TASK PROMPT:
Take the material below and retype it in full; pictures are left out.

DATA EXCERPT:
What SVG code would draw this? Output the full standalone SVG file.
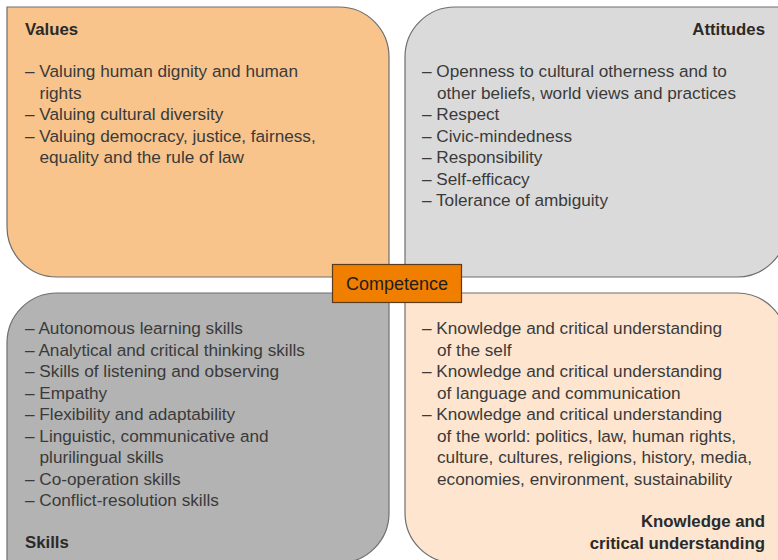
<svg xmlns="http://www.w3.org/2000/svg" width="778" height="560" viewBox="0 0 778 560">
  <style>
    .box { stroke: #6e6e6e; stroke-width: 1.2; }
    .item { font-family: "Liberation Sans", Arial, sans-serif; font-size: 17.2px; fill: #3a3a3a; }
    .head { font-family: "Liberation Sans", Arial, sans-serif; font-size: 16.8px; font-weight: bold; fill: #2a2a2a; }
    .core { font-family: "Liberation Sans", Arial, sans-serif; font-size: 18px; fill: #1e1e1e; }
  </style>
  <rect width="778" height="560" fill="#ffffff"/>

  <!-- Values -->
  <g id="values">
    <path class="box" fill="#f8c48c" d="M7,7 H339 A50,50 0 0 1 389,57 V277 H57 A50,50 0 0 1 7,227 Z"/>
    <text class="head" x="25" y="35">Values</text>
    <text class="item" x="25" y="77">– Valuing human dignity and human</text>
    <text class="item" x="39.5" y="98.5">rights</text>
    <text class="item" x="25" y="120">– Valuing cultural diversity</text>
    <text class="item" x="25" y="141.5">– Valuing democracy, justice, fairness,</text>
    <text class="item" x="39.5" y="163">equality and the rule of law</text>
  </g>

  <!-- Attitudes -->
  <g id="attitudes">
    <path class="box" fill="#dadada" d="M455,7 H787 V227 A50,50 0 0 1 737,277 H405 V57 A50,50 0 0 1 455,7 Z"/>
    <text class="head" x="765" y="35" text-anchor="end">Attitudes</text>
    <text class="item" x="422" y="77">– Openness to cultural otherness and to</text>
    <text class="item" x="437" y="98.5">other beliefs, world views and practices</text>
    <text class="item" x="422" y="120">– Respect</text>
    <text class="item" x="422" y="141.5">– Civic-mindedness</text>
    <text class="item" x="422" y="163">– Responsibility</text>
    <text class="item" x="422" y="184.5">– Self-efficacy</text>
    <text class="item" x="422" y="206">– Tolerance of ambiguity</text>
  </g>

  <!-- Skills -->
  <g id="skills">
    <path class="box" fill="#b3b3b3" d="M7,343 A50,50 0 0 1 57,293 H389 V513 A50,50 0 0 1 339,563 H7 Z"/>
    <text class="item" x="25" y="334">– Autonomous learning skills</text>
    <text class="item" x="25" y="355.5">– Analytical and critical thinking skills</text>
    <text class="item" x="25" y="377">– Skills of listening and observing</text>
    <text class="item" x="25" y="398.5">– Empathy</text>
    <text class="item" x="25" y="420">– Flexibility and adaptability</text>
    <text class="item" x="25" y="441.5">– Linguistic, communicative and</text>
    <text class="item" x="39.5" y="463">plurilingual skills</text>
    <text class="item" x="25" y="484.5">– Co-operation skills</text>
    <text class="item" x="25" y="506">– Conflict-resolution skills</text>
    <text class="head" x="25" y="548">Skills</text>
  </g>

  <!-- Knowledge and critical understanding -->
  <g id="knowledge">
    <path class="box" fill="#fde5cf" d="M405,293 H737 A50,50 0 0 1 787,343 V563 H455 A50,50 0 0 1 405,513 Z"/>
    <text class="item" x="422" y="334">– Knowledge and critical understanding</text>
    <text class="item" x="437" y="355.5">of the self</text>
    <text class="item" x="422" y="377">– Knowledge and critical understanding</text>
    <text class="item" x="437" y="398.5">of language and communication</text>
    <text class="item" x="422" y="420">– Knowledge and critical understanding</text>
    <text class="item" x="437" y="441.5">of the world: politics, law, human rights,</text>
    <text class="item" x="437" y="463">culture, cultures, religions, history, media,</text>
    <text class="item" x="437" y="484.5">economies, environment, sustainability</text>
    <text class="head" x="765" y="527" text-anchor="end">Knowledge and</text>
    <text class="head" x="765" y="548.5" text-anchor="end">critical understanding</text>
  </g>

  <!-- Central label -->
  <g id="competence">
    <rect x="332.5" y="264.5" width="129" height="38" fill="#f07f00" stroke="#5a3b1c" stroke-width="1.2"/>
    <text class="core" x="397" y="290" text-anchor="middle">Competence</text>
  </g>
</svg>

THE COMPLETED TASK:
What SVG code would draw this? Output the full standalone SVG file.
<svg xmlns="http://www.w3.org/2000/svg" width="778" height="560" viewBox="0 0 778 560">
  <style>
    .box { stroke: #6e6e6e; stroke-width: 1.2; }
    .item { font-family: "Liberation Sans", Arial, sans-serif; font-size: 17.2px; fill: #3a3a3a; }
    .head { font-family: "Liberation Sans", Arial, sans-serif; font-size: 16.8px; font-weight: bold; fill: #2a2a2a; }
    .core { font-family: "Liberation Sans", Arial, sans-serif; font-size: 18px; fill: #1e1e1e; }
  </style>
  <rect width="778" height="560" fill="#ffffff"/>

  <!-- Values -->
  <g id="values">
    <path class="box" fill="#f8c48c" d="M7,7 H339 A50,50 0 0 1 389,57 V277 H57 A50,50 0 0 1 7,227 Z"/>
    <text class="head" x="25" y="35">Values</text>
    <text class="item" x="25" y="77">– Valuing human dignity and human</text>
    <text class="item" x="39.5" y="98.5">rights</text>
    <text class="item" x="25" y="120">– Valuing cultural diversity</text>
    <text class="item" x="25" y="141.5">– Valuing democracy, justice, fairness,</text>
    <text class="item" x="39.5" y="163">equality and the rule of law</text>
  </g>

  <!-- Attitudes -->
  <g id="attitudes">
    <path class="box" fill="#dadada" d="M455,7 H787 V227 A50,50 0 0 1 737,277 H405 V57 A50,50 0 0 1 455,7 Z"/>
    <text class="head" x="765" y="35" text-anchor="end">Attitudes</text>
    <text class="item" x="422" y="77">– Openness to cultural otherness and to</text>
    <text class="item" x="437" y="98.5">other beliefs, world views and practices</text>
    <text class="item" x="422" y="120">– Respect</text>
    <text class="item" x="422" y="141.5">– Civic-mindedness</text>
    <text class="item" x="422" y="163">– Responsibility</text>
    <text class="item" x="422" y="184.5">– Self-efficacy</text>
    <text class="item" x="422" y="206">– Tolerance of ambiguity</text>
  </g>

  <!-- Skills -->
  <g id="skills">
    <path class="box" fill="#b3b3b3" d="M7,343 A50,50 0 0 1 57,293 H389 V513 A50,50 0 0 1 339,563 H7 Z"/>
    <text class="item" x="25" y="334">– Autonomous learning skills</text>
    <text class="item" x="25" y="355.5">– Analytical and critical thinking skills</text>
    <text class="item" x="25" y="377">– Skills of listening and observing</text>
    <text class="item" x="25" y="398.5">– Empathy</text>
    <text class="item" x="25" y="420">– Flexibility and adaptability</text>
    <text class="item" x="25" y="441.5">– Linguistic, communicative and</text>
    <text class="item" x="39.5" y="463">plurilingual skills</text>
    <text class="item" x="25" y="484.5">– Co-operation skills</text>
    <text class="item" x="25" y="506">– Conflict-resolution skills</text>
    <text class="head" x="25" y="548">Skills</text>
  </g>

  <!-- Knowledge and critical understanding -->
  <g id="knowledge">
    <path class="box" fill="#fde5cf" d="M405,293 H737 A50,50 0 0 1 787,343 V563 H455 A50,50 0 0 1 405,513 Z"/>
    <text class="item" x="422" y="334">– Knowledge and critical understanding</text>
    <text class="item" x="437" y="355.5">of the self</text>
    <text class="item" x="422" y="377">– Knowledge and critical understanding</text>
    <text class="item" x="437" y="398.5">of language and communication</text>
    <text class="item" x="422" y="420">– Knowledge and critical understanding</text>
    <text class="item" x="437" y="441.5">of the world: politics, law, human rights,</text>
    <text class="item" x="437" y="463">culture, cultures, religions, history, media,</text>
    <text class="item" x="437" y="484.5">economies, environment, sustainability</text>
    <text class="head" x="765" y="527" text-anchor="end">Knowledge and</text>
    <text class="head" x="765" y="548.5" text-anchor="end">critical understanding</text>
  </g>

  <!-- Central label -->
  <g id="competence">
    <rect x="332.5" y="264.5" width="129" height="38" fill="#f07f00" stroke="#5a3b1c" stroke-width="1.2"/>
    <text class="core" x="397" y="290" text-anchor="middle">Competence</text>
  </g>
</svg>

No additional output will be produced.